EXERCISE DESCRIPTION – From the first line of the data below through the line holding "INK = '#222222'", output each line exactly and leave the pictures out.

COLLECTED MATERIAL –
----
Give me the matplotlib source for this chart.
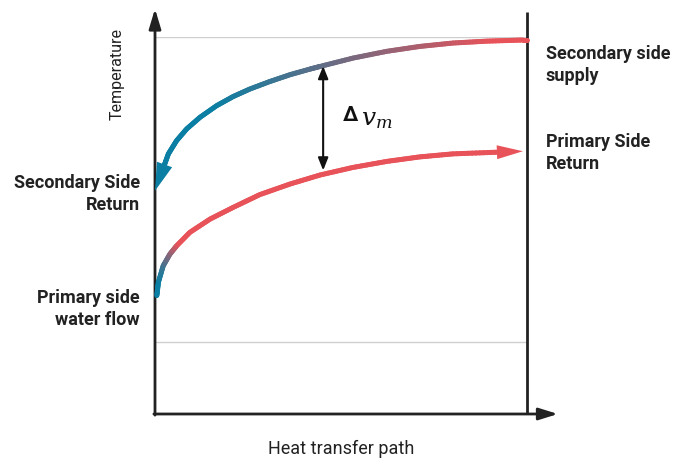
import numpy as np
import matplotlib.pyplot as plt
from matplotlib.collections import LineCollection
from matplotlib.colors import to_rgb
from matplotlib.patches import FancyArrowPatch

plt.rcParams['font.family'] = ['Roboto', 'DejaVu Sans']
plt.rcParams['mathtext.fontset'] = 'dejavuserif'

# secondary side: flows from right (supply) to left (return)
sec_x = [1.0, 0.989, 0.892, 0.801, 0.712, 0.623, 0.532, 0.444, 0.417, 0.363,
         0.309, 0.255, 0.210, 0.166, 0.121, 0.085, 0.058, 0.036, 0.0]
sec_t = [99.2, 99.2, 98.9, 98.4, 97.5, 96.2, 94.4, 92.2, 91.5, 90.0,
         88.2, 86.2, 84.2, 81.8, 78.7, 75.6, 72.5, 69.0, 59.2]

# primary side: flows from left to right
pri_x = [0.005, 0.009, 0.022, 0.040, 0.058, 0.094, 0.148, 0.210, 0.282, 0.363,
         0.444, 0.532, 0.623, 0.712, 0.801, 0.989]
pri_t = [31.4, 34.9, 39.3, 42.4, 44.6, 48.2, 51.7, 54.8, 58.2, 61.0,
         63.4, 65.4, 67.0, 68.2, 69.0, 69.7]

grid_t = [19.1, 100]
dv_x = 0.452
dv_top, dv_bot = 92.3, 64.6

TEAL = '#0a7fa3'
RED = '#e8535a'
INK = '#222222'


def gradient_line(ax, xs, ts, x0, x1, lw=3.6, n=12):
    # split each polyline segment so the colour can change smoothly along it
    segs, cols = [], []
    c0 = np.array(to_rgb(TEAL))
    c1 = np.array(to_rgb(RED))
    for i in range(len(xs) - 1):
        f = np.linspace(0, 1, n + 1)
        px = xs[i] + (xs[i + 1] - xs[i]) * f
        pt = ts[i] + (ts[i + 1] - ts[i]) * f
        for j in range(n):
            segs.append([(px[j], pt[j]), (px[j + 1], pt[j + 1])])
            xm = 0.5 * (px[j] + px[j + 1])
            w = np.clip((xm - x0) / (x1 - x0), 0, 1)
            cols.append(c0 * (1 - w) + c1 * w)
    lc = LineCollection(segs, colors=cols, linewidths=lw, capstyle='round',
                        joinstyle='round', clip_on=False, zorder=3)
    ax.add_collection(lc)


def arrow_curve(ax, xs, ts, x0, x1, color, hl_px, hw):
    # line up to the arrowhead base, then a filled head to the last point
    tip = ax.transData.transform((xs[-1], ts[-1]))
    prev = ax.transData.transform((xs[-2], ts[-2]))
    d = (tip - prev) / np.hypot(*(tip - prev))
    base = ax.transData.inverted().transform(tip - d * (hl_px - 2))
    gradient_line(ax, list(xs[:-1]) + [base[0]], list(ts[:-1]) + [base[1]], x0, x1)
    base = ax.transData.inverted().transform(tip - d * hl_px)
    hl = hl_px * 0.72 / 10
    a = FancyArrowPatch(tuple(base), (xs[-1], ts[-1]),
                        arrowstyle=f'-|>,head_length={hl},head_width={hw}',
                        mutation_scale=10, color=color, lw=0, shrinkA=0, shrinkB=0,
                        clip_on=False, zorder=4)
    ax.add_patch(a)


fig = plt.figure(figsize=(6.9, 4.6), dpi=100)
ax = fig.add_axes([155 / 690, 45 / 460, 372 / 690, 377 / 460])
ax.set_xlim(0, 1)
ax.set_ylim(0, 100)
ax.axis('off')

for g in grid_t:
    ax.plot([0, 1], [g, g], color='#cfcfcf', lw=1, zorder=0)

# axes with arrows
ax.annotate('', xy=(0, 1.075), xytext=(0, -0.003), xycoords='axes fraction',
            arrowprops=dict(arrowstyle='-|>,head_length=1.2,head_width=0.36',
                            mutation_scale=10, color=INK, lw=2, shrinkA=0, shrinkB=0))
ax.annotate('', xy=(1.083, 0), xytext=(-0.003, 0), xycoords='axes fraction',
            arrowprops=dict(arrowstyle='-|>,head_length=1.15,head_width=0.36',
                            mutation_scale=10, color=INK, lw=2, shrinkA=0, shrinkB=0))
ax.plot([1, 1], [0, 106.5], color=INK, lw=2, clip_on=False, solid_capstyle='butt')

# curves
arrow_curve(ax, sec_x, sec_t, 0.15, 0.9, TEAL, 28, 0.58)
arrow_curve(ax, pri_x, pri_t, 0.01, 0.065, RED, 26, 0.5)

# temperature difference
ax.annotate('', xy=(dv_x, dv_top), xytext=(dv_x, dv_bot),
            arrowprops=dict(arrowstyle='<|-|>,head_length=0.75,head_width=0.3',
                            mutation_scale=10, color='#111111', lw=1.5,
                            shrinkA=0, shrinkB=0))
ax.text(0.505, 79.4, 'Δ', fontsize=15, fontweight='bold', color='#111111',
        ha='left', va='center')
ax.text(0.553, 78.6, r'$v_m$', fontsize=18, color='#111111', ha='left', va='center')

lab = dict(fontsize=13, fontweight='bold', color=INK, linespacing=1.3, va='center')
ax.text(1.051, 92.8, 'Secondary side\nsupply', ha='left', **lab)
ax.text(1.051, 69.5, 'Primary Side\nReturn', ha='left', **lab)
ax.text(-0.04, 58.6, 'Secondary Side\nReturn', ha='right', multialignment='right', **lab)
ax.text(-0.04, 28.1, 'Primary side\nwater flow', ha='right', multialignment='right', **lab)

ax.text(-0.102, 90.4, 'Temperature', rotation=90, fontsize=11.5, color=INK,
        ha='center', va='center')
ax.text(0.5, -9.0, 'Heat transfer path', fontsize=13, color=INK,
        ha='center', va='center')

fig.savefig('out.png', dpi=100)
----
REPLY –
Give me the matplotlib source for this chart.
import numpy as np
import matplotlib.pyplot as plt
from matplotlib.collections import LineCollection
from matplotlib.colors import to_rgb
from matplotlib.patches import FancyArrowPatch

plt.rcParams['font.family'] = ['Roboto', 'DejaVu Sans']
plt.rcParams['mathtext.fontset'] = 'dejavuserif'

# secondary side: flows from right (supply) to left (return)
sec_x = [1.0, 0.989, 0.892, 0.801, 0.712, 0.623, 0.532, 0.444, 0.417, 0.363,
         0.309, 0.255, 0.210, 0.166, 0.121, 0.085, 0.058, 0.036, 0.0]
sec_t = [99.2, 99.2, 98.9, 98.4, 97.5, 96.2, 94.4, 92.2, 91.5, 90.0,
         88.2, 86.2, 84.2, 81.8, 78.7, 75.6, 72.5, 69.0, 59.2]

# primary side: flows from left to right
pri_x = [0.005, 0.009, 0.022, 0.040, 0.058, 0.094, 0.148, 0.210, 0.282, 0.363,
         0.444, 0.532, 0.623, 0.712, 0.801, 0.989]
pri_t = [31.4, 34.9, 39.3, 42.4, 44.6, 48.2, 51.7, 54.8, 58.2, 61.0,
         63.4, 65.4, 67.0, 68.2, 69.0, 69.7]

grid_t = [19.1, 100]
dv_x = 0.452
dv_top, dv_bot = 92.3, 64.6

TEAL = '#0a7fa3'
RED = '#e8535a'
INK = '#222222'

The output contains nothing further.